• Direction:
An exact reproduction of the records is required, with all images left out.

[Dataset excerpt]
--------------------
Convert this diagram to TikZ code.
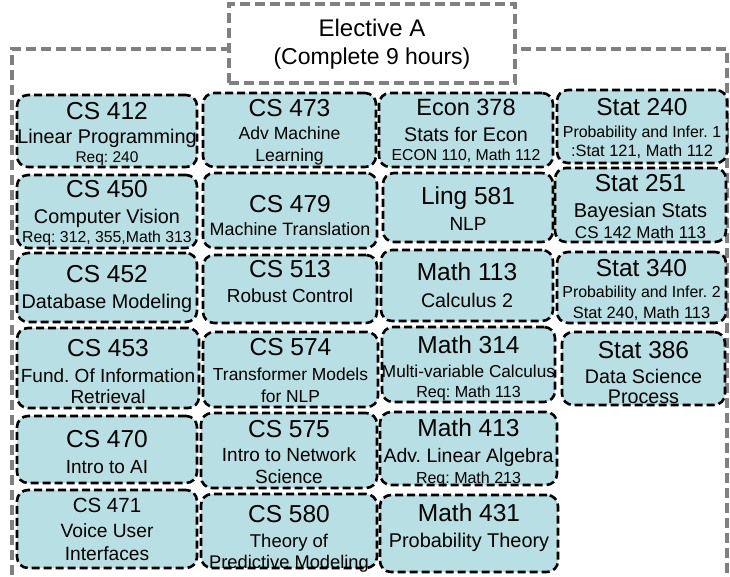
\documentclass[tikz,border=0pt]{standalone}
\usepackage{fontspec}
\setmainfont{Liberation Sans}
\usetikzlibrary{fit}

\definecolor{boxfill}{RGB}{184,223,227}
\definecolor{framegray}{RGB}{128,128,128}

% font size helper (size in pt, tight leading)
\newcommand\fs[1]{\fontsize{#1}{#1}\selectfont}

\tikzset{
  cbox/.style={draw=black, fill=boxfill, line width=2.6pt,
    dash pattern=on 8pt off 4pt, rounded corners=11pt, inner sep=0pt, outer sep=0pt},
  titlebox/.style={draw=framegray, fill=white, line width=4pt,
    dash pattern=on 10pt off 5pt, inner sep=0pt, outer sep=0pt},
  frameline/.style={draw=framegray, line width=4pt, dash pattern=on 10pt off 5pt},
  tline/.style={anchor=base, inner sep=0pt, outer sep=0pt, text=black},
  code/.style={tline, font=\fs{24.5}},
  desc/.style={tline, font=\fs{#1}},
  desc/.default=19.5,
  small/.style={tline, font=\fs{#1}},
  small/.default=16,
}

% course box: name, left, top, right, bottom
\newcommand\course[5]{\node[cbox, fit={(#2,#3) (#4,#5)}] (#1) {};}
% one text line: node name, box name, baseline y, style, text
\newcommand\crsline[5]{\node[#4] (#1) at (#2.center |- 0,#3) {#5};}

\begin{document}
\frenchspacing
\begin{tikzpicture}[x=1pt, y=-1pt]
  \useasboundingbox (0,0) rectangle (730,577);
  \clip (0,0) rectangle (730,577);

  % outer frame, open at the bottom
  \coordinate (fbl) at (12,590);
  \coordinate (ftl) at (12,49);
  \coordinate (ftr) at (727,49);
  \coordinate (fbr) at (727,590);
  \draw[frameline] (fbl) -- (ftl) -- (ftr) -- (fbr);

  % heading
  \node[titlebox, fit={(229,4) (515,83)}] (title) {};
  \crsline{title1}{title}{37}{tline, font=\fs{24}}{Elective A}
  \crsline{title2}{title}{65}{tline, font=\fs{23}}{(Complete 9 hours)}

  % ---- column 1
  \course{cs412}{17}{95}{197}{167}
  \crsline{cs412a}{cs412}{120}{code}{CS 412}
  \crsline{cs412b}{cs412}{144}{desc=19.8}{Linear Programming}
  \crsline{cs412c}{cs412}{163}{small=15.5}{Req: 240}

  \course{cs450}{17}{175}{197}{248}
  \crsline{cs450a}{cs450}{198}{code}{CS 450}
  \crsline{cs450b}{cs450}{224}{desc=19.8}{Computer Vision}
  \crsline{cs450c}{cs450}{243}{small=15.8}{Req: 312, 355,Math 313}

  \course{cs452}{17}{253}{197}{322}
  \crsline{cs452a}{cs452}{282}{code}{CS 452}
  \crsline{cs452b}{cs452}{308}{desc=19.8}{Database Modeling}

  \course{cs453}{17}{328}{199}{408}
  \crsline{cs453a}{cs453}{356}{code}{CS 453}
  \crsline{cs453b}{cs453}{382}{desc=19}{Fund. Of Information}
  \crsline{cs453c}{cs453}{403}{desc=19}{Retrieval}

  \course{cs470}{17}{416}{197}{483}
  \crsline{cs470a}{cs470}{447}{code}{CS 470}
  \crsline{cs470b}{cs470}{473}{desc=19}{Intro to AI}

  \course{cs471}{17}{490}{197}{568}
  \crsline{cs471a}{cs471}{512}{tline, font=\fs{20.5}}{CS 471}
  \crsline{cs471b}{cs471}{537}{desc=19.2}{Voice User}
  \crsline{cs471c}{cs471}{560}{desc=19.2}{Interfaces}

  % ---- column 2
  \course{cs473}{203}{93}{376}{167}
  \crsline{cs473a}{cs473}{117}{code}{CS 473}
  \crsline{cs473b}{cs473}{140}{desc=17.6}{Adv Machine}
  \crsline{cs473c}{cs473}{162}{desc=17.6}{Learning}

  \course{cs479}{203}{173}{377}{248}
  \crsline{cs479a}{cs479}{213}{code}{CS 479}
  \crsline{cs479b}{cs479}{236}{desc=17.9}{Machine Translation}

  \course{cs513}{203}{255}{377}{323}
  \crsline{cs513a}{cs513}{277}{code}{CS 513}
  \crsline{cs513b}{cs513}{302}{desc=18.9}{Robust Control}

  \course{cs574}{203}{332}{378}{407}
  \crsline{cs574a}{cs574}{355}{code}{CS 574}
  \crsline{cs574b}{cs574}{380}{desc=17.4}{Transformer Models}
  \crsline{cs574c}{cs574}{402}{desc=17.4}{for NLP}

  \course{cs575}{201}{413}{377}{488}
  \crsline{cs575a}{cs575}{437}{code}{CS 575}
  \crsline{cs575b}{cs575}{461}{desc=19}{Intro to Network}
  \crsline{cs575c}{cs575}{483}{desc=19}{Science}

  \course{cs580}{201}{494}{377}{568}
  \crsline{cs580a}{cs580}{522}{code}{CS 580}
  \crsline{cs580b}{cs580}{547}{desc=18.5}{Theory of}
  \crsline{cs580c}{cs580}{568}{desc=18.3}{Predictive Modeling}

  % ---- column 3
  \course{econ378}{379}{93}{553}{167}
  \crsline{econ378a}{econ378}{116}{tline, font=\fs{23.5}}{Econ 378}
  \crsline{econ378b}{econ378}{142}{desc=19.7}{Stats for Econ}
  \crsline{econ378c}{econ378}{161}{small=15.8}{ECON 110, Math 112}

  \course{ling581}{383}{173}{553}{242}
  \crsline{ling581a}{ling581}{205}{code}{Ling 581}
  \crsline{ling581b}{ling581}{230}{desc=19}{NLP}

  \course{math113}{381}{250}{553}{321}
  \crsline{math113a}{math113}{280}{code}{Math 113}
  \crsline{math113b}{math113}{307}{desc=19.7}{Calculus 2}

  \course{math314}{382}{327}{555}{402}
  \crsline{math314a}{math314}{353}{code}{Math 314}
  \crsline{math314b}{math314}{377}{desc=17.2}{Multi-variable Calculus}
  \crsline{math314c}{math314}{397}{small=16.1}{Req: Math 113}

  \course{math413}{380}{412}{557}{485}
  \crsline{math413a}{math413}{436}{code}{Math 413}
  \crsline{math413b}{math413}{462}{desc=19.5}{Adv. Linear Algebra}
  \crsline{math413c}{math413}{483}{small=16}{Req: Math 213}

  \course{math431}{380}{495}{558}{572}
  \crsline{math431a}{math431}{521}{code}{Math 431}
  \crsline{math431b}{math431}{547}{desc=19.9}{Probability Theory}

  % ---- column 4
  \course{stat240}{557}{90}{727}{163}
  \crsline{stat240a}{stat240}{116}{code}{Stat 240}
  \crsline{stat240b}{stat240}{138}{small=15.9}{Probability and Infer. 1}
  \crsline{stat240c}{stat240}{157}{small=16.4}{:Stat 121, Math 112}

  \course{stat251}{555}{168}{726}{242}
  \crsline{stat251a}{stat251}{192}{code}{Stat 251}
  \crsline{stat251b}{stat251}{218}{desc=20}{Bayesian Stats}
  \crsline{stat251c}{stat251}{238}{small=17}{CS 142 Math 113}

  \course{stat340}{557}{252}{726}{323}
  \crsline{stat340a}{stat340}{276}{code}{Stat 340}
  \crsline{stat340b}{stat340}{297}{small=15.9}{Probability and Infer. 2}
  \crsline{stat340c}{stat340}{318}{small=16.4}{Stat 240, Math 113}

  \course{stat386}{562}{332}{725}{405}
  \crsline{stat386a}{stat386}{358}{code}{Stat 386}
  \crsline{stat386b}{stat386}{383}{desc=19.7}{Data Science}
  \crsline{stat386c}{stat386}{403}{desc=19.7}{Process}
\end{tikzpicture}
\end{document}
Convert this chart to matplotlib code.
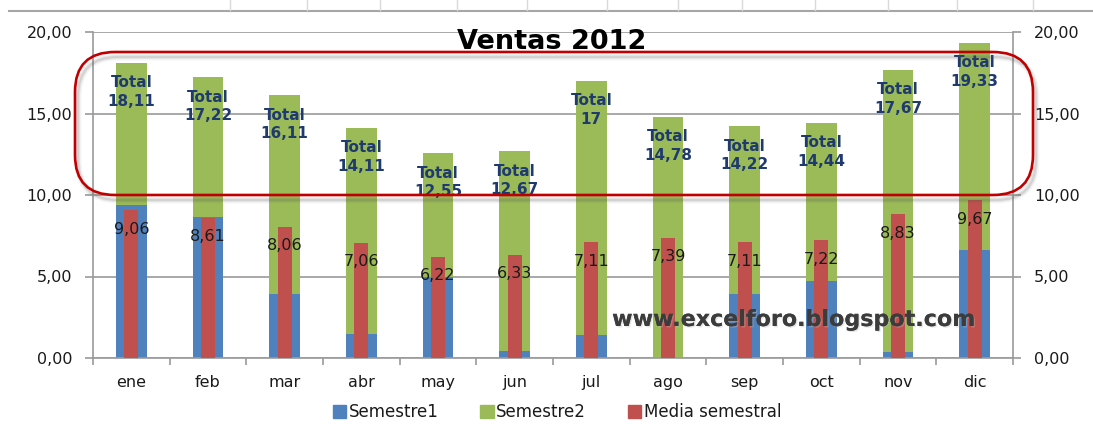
--------------------
• Solution for this exercise:
Convert this diagram to TikZ code.
\documentclass[tikz,border=0pt]{standalone}
\usepackage{fontspec}
\setmainfont{Liberation Sans}
\usetikzlibrary{fit}

\definecolor{boxfill}{RGB}{184,223,227}
\definecolor{framegray}{RGB}{128,128,128}

% font size helper (size in pt, tight leading)
\newcommand\fs[1]{\fontsize{#1}{#1}\selectfont}

\tikzset{
  cbox/.style={draw=black, fill=boxfill, line width=2.6pt,
    dash pattern=on 8pt off 4pt, rounded corners=11pt, inner sep=0pt, outer sep=0pt},
  titlebox/.style={draw=framegray, fill=white, line width=4pt,
    dash pattern=on 10pt off 5pt, inner sep=0pt, outer sep=0pt},
  frameline/.style={draw=framegray, line width=4pt, dash pattern=on 10pt off 5pt},
  tline/.style={anchor=base, inner sep=0pt, outer sep=0pt, text=black},
  code/.style={tline, font=\fs{24.5}},
  desc/.style={tline, font=\fs{#1}},
  desc/.default=19.5,
  small/.style={tline, font=\fs{#1}},
  small/.default=16,
}

% course box: name, left, top, right, bottom
\newcommand\course[5]{\node[cbox, fit={(#2,#3) (#4,#5)}] (#1) {};}
% one text line: node name, box name, baseline y, style, text
\newcommand\crsline[5]{\node[#4] (#1) at (#2.center |- 0,#3) {#5};}

\begin{document}
\frenchspacing
\begin{tikzpicture}[x=1pt, y=-1pt]
  \useasboundingbox (0,0) rectangle (730,577);
  \clip (0,0) rectangle (730,577);

  % outer frame, open at the bottom
  \coordinate (fbl) at (12,590);
  \coordinate (ftl) at (12,49);
  \coordinate (ftr) at (727,49);
  \coordinate (fbr) at (727,590);
  \draw[frameline] (fbl) -- (ftl) -- (ftr) -- (fbr);

  % heading
  \node[titlebox, fit={(229,4) (515,83)}] (title) {};
  \crsline{title1}{title}{37}{tline, font=\fs{24}}{Elective A}
  \crsline{title2}{title}{65}{tline, font=\fs{23}}{(Complete 9 hours)}

  % ---- column 1
  \course{cs412}{17}{95}{197}{167}
  \crsline{cs412a}{cs412}{120}{code}{CS 412}
  \crsline{cs412b}{cs412}{144}{desc=19.8}{Linear Programming}
  \crsline{cs412c}{cs412}{163}{small=15.5}{Req: 240}

  \course{cs450}{17}{175}{197}{248}
  \crsline{cs450a}{cs450}{198}{code}{CS 450}
  \crsline{cs450b}{cs450}{224}{desc=19.8}{Computer Vision}
  \crsline{cs450c}{cs450}{243}{small=15.8}{Req: 312, 355,Math 313}

  \course{cs452}{17}{253}{197}{322}
  \crsline{cs452a}{cs452}{282}{code}{CS 452}
  \crsline{cs452b}{cs452}{308}{desc=19.8}{Database Modeling}

  \course{cs453}{17}{328}{199}{408}
  \crsline{cs453a}{cs453}{356}{code}{CS 453}
  \crsline{cs453b}{cs453}{382}{desc=19}{Fund. Of Information}
  \crsline{cs453c}{cs453}{403}{desc=19}{Retrieval}

  \course{cs470}{17}{416}{197}{483}
  \crsline{cs470a}{cs470}{447}{code}{CS 470}
  \crsline{cs470b}{cs470}{473}{desc=19}{Intro to AI}

  \course{cs471}{17}{490}{197}{568}
  \crsline{cs471a}{cs471}{512}{tline, font=\fs{20.5}}{CS 471}
  \crsline{cs471b}{cs471}{537}{desc=19.2}{Voice User}
  \crsline{cs471c}{cs471}{560}{desc=19.2}{Interfaces}

  % ---- column 2
  \course{cs473}{203}{93}{376}{167}
  \crsline{cs473a}{cs473}{117}{code}{CS 473}
  \crsline{cs473b}{cs473}{140}{desc=17.6}{Adv Machine}
  \crsline{cs473c}{cs473}{162}{desc=17.6}{Learning}

  \course{cs479}{203}{173}{377}{248}
  \crsline{cs479a}{cs479}{213}{code}{CS 479}
  \crsline{cs479b}{cs479}{236}{desc=17.9}{Machine Translation}

  \course{cs513}{203}{255}{377}{323}
  \crsline{cs513a}{cs513}{277}{code}{CS 513}
  \crsline{cs513b}{cs513}{302}{desc=18.9}{Robust Control}

  \course{cs574}{203}{332}{378}{407}
  \crsline{cs574a}{cs574}{355}{code}{CS 574}
  \crsline{cs574b}{cs574}{380}{desc=17.4}{Transformer Models}
  \crsline{cs574c}{cs574}{402}{desc=17.4}{for NLP}

  \course{cs575}{201}{413}{377}{488}
  \crsline{cs575a}{cs575}{437}{code}{CS 575}
  \crsline{cs575b}{cs575}{461}{desc=19}{Intro to Network}
  \crsline{cs575c}{cs575}{483}{desc=19}{Science}

  \course{cs580}{201}{494}{377}{568}
  \crsline{cs580a}{cs580}{522}{code}{CS 580}
  \crsline{cs580b}{cs580}{547}{desc=18.5}{Theory of}
  \crsline{cs580c}{cs580}{568}{desc=18.3}{Predictive Modeling}

  % ---- column 3
  \course{econ378}{379}{93}{553}{167}
  \crsline{econ378a}{econ378}{116}{tline, font=\fs{23.5}}{Econ 378}
  \crsline{econ378b}{econ378}{142}{desc=19.7}{Stats for Econ}
  \crsline{econ378c}{econ378}{161}{small=15.8}{ECON 110, Math 112}

  \course{ling581}{383}{173}{553}{242}
  \crsline{ling581a}{ling581}{205}{code}{Ling 581}
  \crsline{ling581b}{ling581}{230}{desc=19}{NLP}

  \course{math113}{381}{250}{553}{321}
  \crsline{math113a}{math113}{280}{code}{Math 113}
  \crsline{math113b}{math113}{307}{desc=19.7}{Calculus 2}

  \course{math314}{382}{327}{555}{402}
  \crsline{math314a}{math314}{353}{code}{Math 314}
  \crsline{math314b}{math314}{377}{desc=17.2}{Multi-variable Calculus}
  \crsline{math314c}{math314}{397}{small=16.1}{Req: Math 113}

  \course{math413}{380}{412}{557}{485}
  \crsline{math413a}{math413}{436}{code}{Math 413}
  \crsline{math413b}{math413}{462}{desc=19.5}{Adv. Linear Algebra}
  \crsline{math413c}{math413}{483}{small=16}{Req: Math 213}

  \course{math431}{380}{495}{558}{572}
  \crsline{math431a}{math431}{521}{code}{Math 431}
  \crsline{math431b}{math431}{547}{desc=19.9}{Probability Theory}

  % ---- column 4
  \course{stat240}{557}{90}{727}{163}
  \crsline{stat240a}{stat240}{116}{code}{Stat 240}
  \crsline{stat240b}{stat240}{138}{small=15.9}{Probability and Infer. 1}
  \crsline{stat240c}{stat240}{157}{small=16.4}{:Stat 121, Math 112}

  \course{stat251}{555}{168}{726}{242}
  \crsline{stat251a}{stat251}{192}{code}{Stat 251}
  \crsline{stat251b}{stat251}{218}{desc=20}{Bayesian Stats}
  \crsline{stat251c}{stat251}{238}{small=17}{CS 142 Math 113}

  \course{stat340}{557}{252}{726}{323}
  \crsline{stat340a}{stat340}{276}{code}{Stat 340}
  \crsline{stat340b}{stat340}{297}{small=15.9}{Probability and Infer. 2}
  \crsline{stat340c}{stat340}{318}{small=16.4}{Stat 240, Math 113}

  \course{stat386}{562}{332}{725}{405}
  \crsline{stat386a}{stat386}{358}{code}{Stat 386}
  \crsline{stat386b}{stat386}{383}{desc=19.7}{Data Science}
  \crsline{stat386c}{stat386}{403}{desc=19.7}{Process}
\end{tikzpicture}
\end{document}
Convert this chart to matplotlib code.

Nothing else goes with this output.